Why We’re Uncomfortable With Women Who Don’t Step Aside
There’s a moment many women recognize.
You work hard.
You find your footing.
You succeed — maybe quietly at first, then more visibly.
And somewhere along the way, the tone shifts.
You’re no longer impressive.
You’re “a lot.”
You’re no longer inspiring — you’re too much.
Taylor Swift recently named this dynamic plainly on The Late Show with Stephen Colbert:
“There are also corners that are like, ‘Give someone else a turn. Can’t you just go away so we can talk about how good you were?’ And I’m like, I don’t want to, you know?”
The line landed because it articulated something many women feel but rarely say out loud.

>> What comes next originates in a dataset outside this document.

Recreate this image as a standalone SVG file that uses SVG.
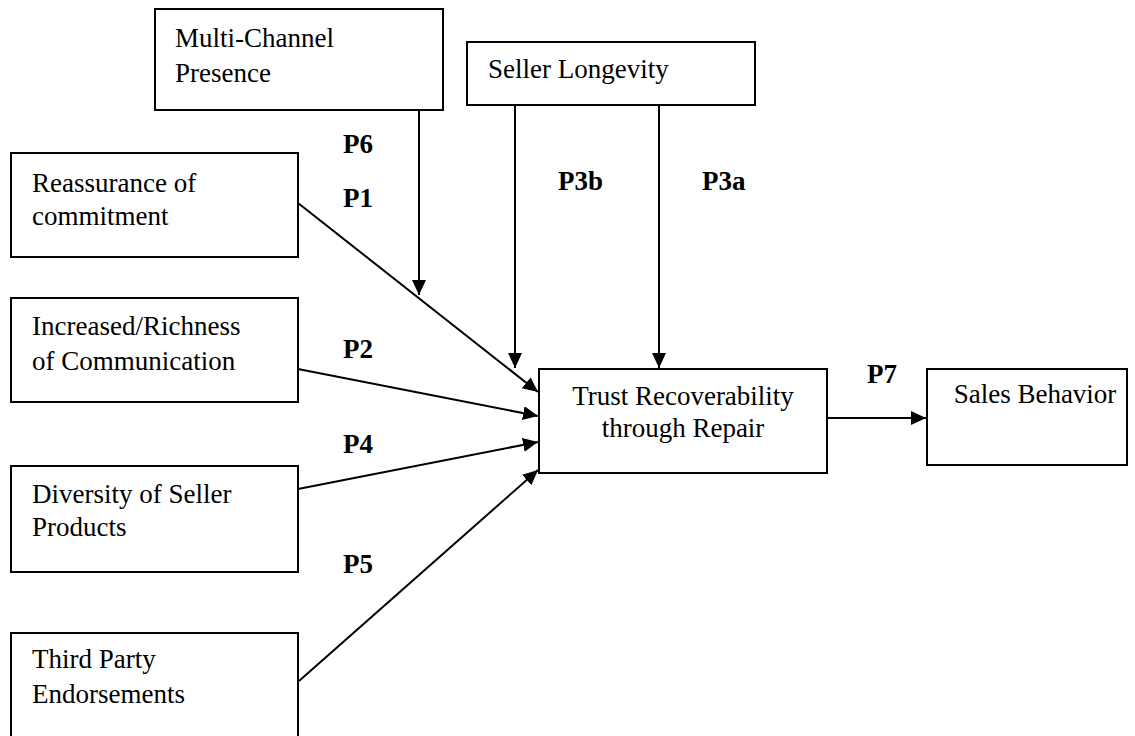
<svg xmlns="http://www.w3.org/2000/svg" width="1135" height="736" viewBox="0 0 1135 736">
<style>
.box{fill:#fff;stroke:#000;stroke-width:2}
.t{font-family:"Liberation Serif","Times New Roman",serif;font-size:27px;fill:#000}
.p{font-family:"Liberation Serif","Times New Roman",serif;font-size:27px;font-weight:bold;fill:#000}
.c{stroke:#000;stroke-width:2;fill:none;marker-end:url(#ah)}
</style>
<defs>
<marker id="ah" markerUnits="userSpaceOnUse" markerWidth="16" markerHeight="14" refX="15" refY="7" orient="auto">
<path d="M0,0 L15,7 L0,14 z" fill="#000"/>
</marker>
</defs>
<rect width="1135" height="736" fill="#fff"/>
<g id="connectors">
<line class="c" x1="419" y1="110" x2="419" y2="295"/>
<line class="c" x1="515" y1="105" x2="515" y2="368"/>
<line class="c" x1="659" y1="105" x2="659" y2="368"/>
<line class="c" x1="298" y1="203" x2="538" y2="392"/>
<line class="c" x1="298" y1="369" x2="538" y2="416"/>
<line class="c" x1="298" y1="489" x2="538" y2="442"/>
<line class="c" x1="299" y1="681" x2="538" y2="470"/>
<line class="c" x1="827" y1="418" x2="926" y2="418"/>
</g>
<g id="labels">
<text class="p" x="343" y="153">P6</text>
<text class="p" x="343" y="207">P1</text>
<text class="p" x="343" y="358">P2</text>
<text class="p" x="343" y="453">P4</text>
<text class="p" x="343" y="573">P5</text>
<text class="p" x="558" y="190">P3b</text>
<text class="p" x="702" y="190">P3a</text>
<text class="p" x="867" y="383">P7</text>
</g>
<g id="multi-channel">
<rect class="box" x="155" y="9" width="288" height="101"/>
<text class="t" x="175" y="47">Multi-Channel</text>
<text class="t" x="175" y="82">Presence</text>
</g>
<g id="seller-longevity">
<rect class="box" x="467" y="42" width="288" height="63"/>
<text class="t" x="488" y="78">Seller Longevity</text>
</g>
<g id="reassurance">
<rect class="box" x="11" y="153" width="287" height="104"/>
<text class="t" x="32" y="192">Reassurance of</text>
<text class="t" x="32" y="225">commitment</text>
</g>
<g id="communication">
<rect class="box" x="11" y="298" width="287" height="104"/>
<text class="t" x="32" y="335">Increased/Richness</text>
<text class="t" x="32" y="370">of Communication</text>
</g>
<g id="diversity">
<rect class="box" x="11" y="466" width="287" height="106"/>
<text class="t" x="32" y="503">Diversity of Seller</text>
<text class="t" x="32" y="536">Products</text>
</g>
<g id="third-party">
<rect class="box" x="11" y="633" width="287" height="110"/>
<text class="t" x="32" y="668">Third Party</text>
<text class="t" x="32" y="703">Endorsements</text>
</g>
<g id="trust">
<rect class="box" x="539" y="369" width="288" height="104"/>
<text class="t" x="683" y="405" text-anchor="middle">Trust Recoverability</text>
<text class="t" x="683" y="437" text-anchor="middle">through Repair</text>
</g>
<g id="sales">
<rect class="box" x="927" y="369" width="200" height="96"/>
<text class="t" x="1035" y="403" text-anchor="middle">Sales Behavior</text>
</g>
</svg>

Success in women is often celebrated — until it becomes sustained.
The Unspoken Rule
There’s an unspoken social rule many women absorb early:
You can succeed, but you shouldn’t dominate.
You can shine, but not indefinitely.
You can be confident, but not unyielding.

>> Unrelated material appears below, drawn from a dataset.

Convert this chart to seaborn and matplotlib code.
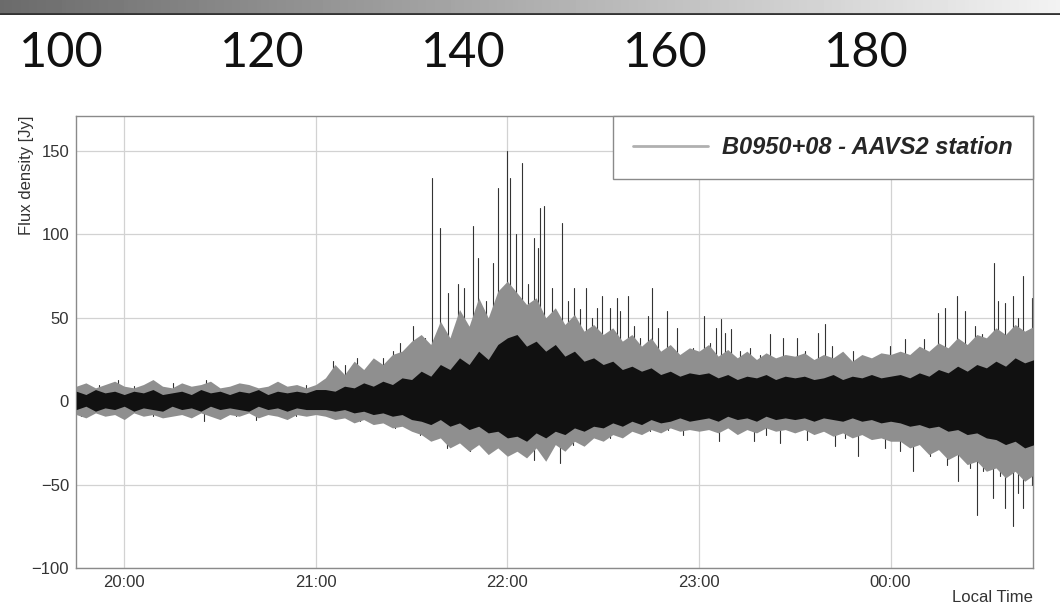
import pandas as pd
import matplotlib
matplotlib.use("Agg")
import matplotlib.pyplot as plt
import seaborn as sns
from matplotlib.lines import Line2D
from matplotlib.ticker import FixedLocator, MultipleLocator
import numpy as np

# time axis: minutes after 19:00, trace envelope read every 3 minutes
band_t = list(range(45, 346, 3))
# dense black core
band_hi = [6, 4, 7, 5, 6, 4, 6, 5, 7, 4, 5, 6, 4, 7, 5, 6, 4, 6, 5, 7, 4, 6, 5, 6, 5, 7,
           7, 6, 9, 8, 11, 9, 12, 10, 14, 13,
           18, 15, 22, 19, 26, 22, 30, 25, 34, 38,
           40, 33, 36, 30, 34, 27, 30, 24, 26, 22,
           24, 19, 21, 18, 20, 16, 18, 15, 17, 16,
           17, 14, 16, 13, 15, 14, 16, 13, 15, 14,
           15, 13, 14, 16, 13, 15, 14, 16, 14, 15,
           16, 14, 17, 15, 19, 17, 21, 18, 22, 20,
           24, 21, 26, 23, 25]
band_lo = [-5, -3, -6, -4, -5, -3, -6, -4, -5, -6, -3, -5, -4, -6, -3, -5, -4, -5, -6, -3,
           -5, -4, -6, -4, -5, -5,
           -5, -6, -5, -7, -6, -8, -7, -9, -8, -11,
           -12, -14, -11, -15, -13, -17, -15, -19, -18, -22,
           -21, -24, -19, -22, -18, -20, -16, -18, -15, -16,
           -13, -15, -12, -14, -11, -13, -12, -10, -12, -11,
           -10, -12, -9, -11, -10, -12, -9, -11, -10, -11,
           -10, -12, -10, -11, -12, -10, -12, -11, -13, -12,
           -13, -15, -14, -16, -15, -18, -17, -20, -19, -22,
           -23, -26, -24, -28, -26]
# lighter grey fringe around the core
fringe_hi = [9, 11, 8, 10, 12, 9, 8, 10, 13, 9, 8, 11, 9, 10, 12, 8, 9, 11, 10, 8, 9, 12, 9,
             10, 8, 10,
             14, 22, 16, 24, 19, 26, 22, 28, 30, 36,
             40, 34, 48, 38, 55, 45, 62, 50, 66, 72,
             65, 58, 62, 50, 56, 46, 52, 42, 46, 40,
             44, 36, 40, 33, 38, 30, 34, 28, 32, 30,
             34, 27, 31, 26, 30, 25, 29, 26, 28, 27,
             29, 25, 28, 26, 30, 24, 28, 26, 29, 28,
             30, 28, 33, 30, 35, 32, 38, 34, 40, 38,
             44, 40, 46, 42, 45]
fringe_lo = [-8, -10, -7, -9, -8, -11, -7, -9, -8, -10, -9, -8, -10, -7, -9, -11, -8, -9, -7,
             -10, -8, -9, -11, -8, -9, -8,
             -9, -11, -10, -13, -11, -14, -13, -16, -15, -18,
             -20, -24, -22, -28, -25, -30, -26, -32, -28, -33,
             -30, -34, -28, -36, -26, -30, -24, -27, -22, -24,
             -20, -22, -18, -20, -17, -19, -16, -18, -17, -18,
             -17, -19, -16, -20, -17, -19, -16, -18, -17, -19,
             -17, -20, -18, -21, -19, -22, -20, -23, -22, -24,
             -24, -28, -26, -32, -29, -35, -32, -38, -36, -42,
             -40, -46, -42, -48, -44]

# individual spikes
up_t = [47.4, 52.1, 58.0, 63.0, 69.9, 75.3, 85.6, 91.8, 99.0, 107.5, 116.9,
        125.4, 129.1, 132.8, 137.6, 141.0, 144.2, 146.3, 150.4, 154.2, 156.4, 158.9,
        161.4, 164.5, 166.4, 169.2, 170.8, 173.3, 175.4, 177.0, 179.8, 180.8, 182.7,
        184.5, 186.4, 188.3, 189.6, 190.2, 191.5, 193.9, 197.1, 198.9, 200.8, 202.7,
        204.6, 206.5, 208.0, 209.6, 212.1, 214.3, 215.2, 217.7, 219.6, 221.5, 224.0,
        225.2, 227.1, 229.9, 233.1, 235.6, 238.1, 241.5, 243.4, 245.3, 246.9, 248.1,
        250.0, 252.8, 256.0, 259.1, 262.2, 266.3, 270.7, 273.2, 277.2, 279.4, 281.6,
        284.1, 288.2, 291.9, 296.0, 299.8, 304.5, 307.6, 310.5, 314.8, 317.0, 320.8,
        323.3, 326.4, 328.6, 332.4, 333.6, 335.8, 338.3, 339.9, 341.4, 344.3]
up_v = [8, 10, 13, 9, 9, 11, 13, 8, 9, 8, 10,
        24, 22, 26, 24, 26, 30, 35, 45, 38, 134, 104,
        65, 70, 68, 105, 86, 60, 83, 128, 150, 134, 100,
        143, 70, 98, 92, 116, 117, 68, 107, 60, 68, 55,
        68, 50, 56, 63, 56, 62, 54, 63, 45, 38, 51,
        68, 44, 54, 44, 26, 32, 51, 35, 44, 49, 41,
        43, 30, 32, 28, 40, 38, 38, 30, 41, 46, 33,
        28, 30, 26, 24, 33, 37, 30, 37, 53, 56, 63,
        54, 45, 40, 83, 60, 59, 63, 50, 75, 62]
down_t = [46.4, 54.3, 69.0, 84.9, 94.9, 101.2, 113.8,
          124.4, 133.8, 144.8, 152.6, 161.1, 168.3, 173.0, 179.8, 183.9, 188.3, 192.7,
          196.4, 200.5, 205.8, 212.1, 218.4, 224.6, 230.3, 235.0, 240.3, 246.3, 251.3,
          257.2, 261.0, 265.4, 270.1, 273.8, 277.9, 282.6, 285.7, 289.8, 293.6, 298.3,
          303.0, 307.1, 312.4, 317.7, 321.1, 324.9, 327.1, 329.0, 332.1, 334.3, 335.8,
          338.3, 339.9, 341.4, 344.3]
down_v = [-9, -7, -9, -12, -9, -11, -9,
          -8, -12, -16, -20, -28, -30, -22, -30, -22, -35, -25,
          -37, -26, -20, -22, -18, -18, -17, -20, -16, -24, -18,
          -24, -20, -25, -18, -23, -18, -27, -22, -33, -22, -28,
          -30, -42, -33, -38, -48, -40, -68, -42, -58, -45, -64,
          -75, -55, -64, -50]

hour_ticks = [60, 120, 180, 240, 300]
hour_labels = ["20:00", "21:00", "22:00", "23:00", "00:00"]
top_labels = ["100", "120", "140", "160", "180"]
legend_label = "B0950+08 - AAVS2 station"

sns.set_style("white")
plt.rcParams["font.family"] = ["Liberation Sans", "DejaVu Sans"]

# each spike is a vertical stroke from the baseline to its peak
rows = []
for i, (t, v) in enumerate(zip(up_t + down_t, up_v + down_v)):
    rows.append((i, t, 0.0))
    rows.append((i, t, v))
spikes = pd.DataFrame(rows, columns=["spike", "t", "flux"])

fig = plt.figure(figsize=(10.6, 6.04), dpi=100)

# slide header strip above the plot
bar = fig.add_axes([0, 1 - 15 / 604, 1, 15 / 604])
bar.imshow(np.linspace(0.42, 0.95, 256)[None, :], cmap="gray", vmin=0, vmax=1,
           aspect="auto", extent=(0, 1, 0, 1))
bar.axhline(0.05, color="#333333", lw=2)
bar.set_axis_off()
for i, lab in enumerate(top_labels):
    xc = (61 + 201.3 * i) / 1060
    fig.text(xc, 1 - 53 / 604, lab, fontsize=35, family="Lato", ha="center", va="center",
             color="#111111")

ax = fig.add_axes([76 / 1060, 1 - 568 / 604, 957 / 1060, 452 / 604])
sns.lineplot(data=spikes, x="t", y="flux", units="spike", estimator=None, sort=False,
             color="#333333", lw=0.8, ax=ax, zorder=1.5)
ax.fill_between(band_t, fringe_lo, fringe_hi, color="#8f8f8f", lw=0, zorder=2)
ax.fill_between(band_t, band_lo, band_hi, color="#111111", lw=0, zorder=3)

ax.set_xlim(44.9, 344.6)
ax.set_ylim(-100, 171)
ax.xaxis.set_major_locator(FixedLocator(hour_ticks))
ax.set_xticklabels(hour_labels)
ax.xaxis.set_minor_locator(MultipleLocator(15))
ax.yaxis.set_major_locator(MultipleLocator(50))
ax.yaxis.set_minor_locator(MultipleLocator(10))
ax.grid(True, which="major", color="#d2d2d2", lw=0.9)
ax.set_axisbelow(True)
ax.tick_params(which="both", direction="in", colors="#666666", labelcolor="#333333",
               labelsize=12, top=False, right=False)
ax.tick_params(axis="x", which="major", length=16, pad=5)
ax.tick_params(axis="x", which="minor", length=9)
ax.tick_params(axis="y", which="major", length=27, pad=5)
ax.tick_params(axis="y", which="minor", length=14)
for sp in ax.spines.values():
    sp.set_color("#8a8a8a")
    sp.set_linewidth(1.0)

ax.set_xlabel("")
ax.set_ylabel("")
ax.text(-50 / 957, 1.0, "Flux density [Jy]", transform=ax.transAxes, rotation=90,
        ha="center", va="top", fontsize=12, color="#333333")
ax.text(1.0, -29 / 452, "Local Time", transform=ax.transAxes, ha="right", va="center",
        fontsize=12, color="#333333")

handle = Line2D([], [], color="#b0b0b0", lw=2)
leg = ax.legend([handle], [legend_label], loc="upper right", bbox_to_anchor=(1, 1),
                borderaxespad=0, fancybox=False, framealpha=1, edgecolor="#8a8a8a",
                borderpad=0.85, handlelength=3.2, handletextpad=0.6,
                prop={"family": "Liberation Sans", "weight": "bold", "style": "italic",
                      "size": 17})
leg.get_frame().set_linewidth(1.0)
leg.set_zorder(10)

fig.savefig("out.png", dpi=100)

Visibility is welcome as long as it doesn’t challenge anyone else’s sense of themselves. Once it does, discomfort enters the room.
When Admiration Turns
What’s striking is how often the woman herself hasn’t changed.
She’s doing the same work.
Showing up the same way.
Using the same strengths.
But suddenly those strengths are reframed.
Confidence becomes ego.
Consistency becomes monopolization.
Ambition becomes selfishness.
This shift isn’t really about her behavior. It’s about what her presence makes visible.
Success as a Mirror
A successful woman often becomes an unintentional mirror.
She reflects back
Untended ambition.
Deferred risk.
Paths not taken.
Stories we tell ourselves about what was or wasn’t possible.

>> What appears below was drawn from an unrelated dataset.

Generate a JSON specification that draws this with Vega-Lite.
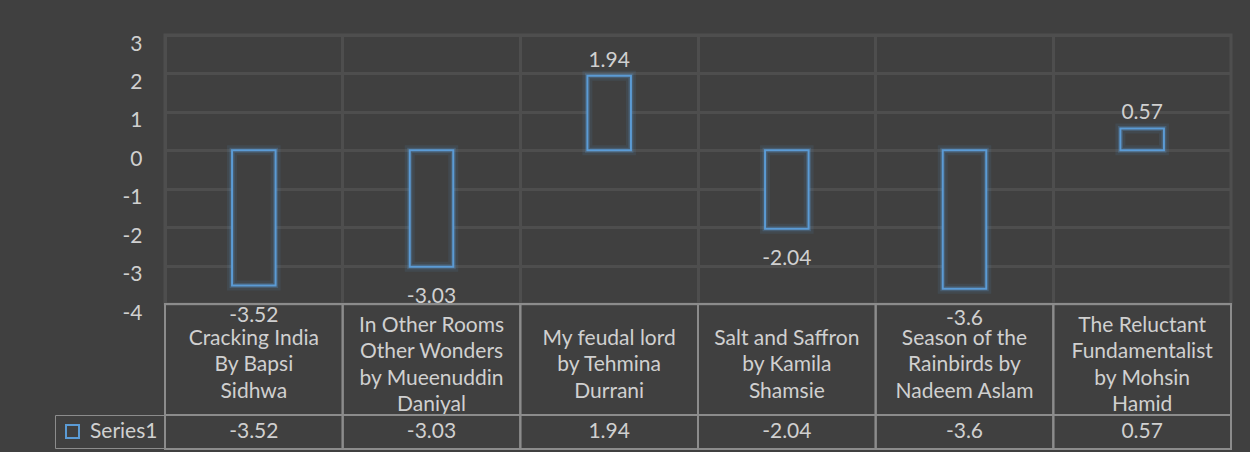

That reflection can be uncomfortable.
And rather than sit with that discomfort, it’s easier to resolve it externally: She’s the problem. The request that she “give someone else a turn” isn’t actually about fairness.
It’s about regulating that discomfort.
The Gendered Double Standard
Notice how rarely we make this demand of men. When men are prolific, they’re described as driven.
When women are prolific, they’re described as excessive.
Men are allowed momentum.
Women are asked to show gratitude for having had their moment.
The implication is subtle but powerful: Your success is acceptable only if it doesn’t linger.
The Cost to Women
Over time, this dynamic teaches women to shrink themselves preemptively.
To soften their voice.
Downplay achievements.
Apologize for visibility they earned.
Not because they lack confidence — but because they’re tired of being misread.
The psychological toll isn’t fragility. It’s what happens when a person is repeatedly asked to contort themselves to preserve others’ comfort.
A Different Way to See It
What if we reframed sustained success in women not as monopolization, but as evidence?
Evidence of consistency.
Resilience.
Creative stamina.
Earned authority.
What if the discomfort it evokes isn’t something to punish — but something to examine?
A Quiet Truth
Most women are not afraid of failing. They are afraid of succeeding too well — and paying for it socially.
Naming that reality doesn’t make someone entitled. It makes them honest.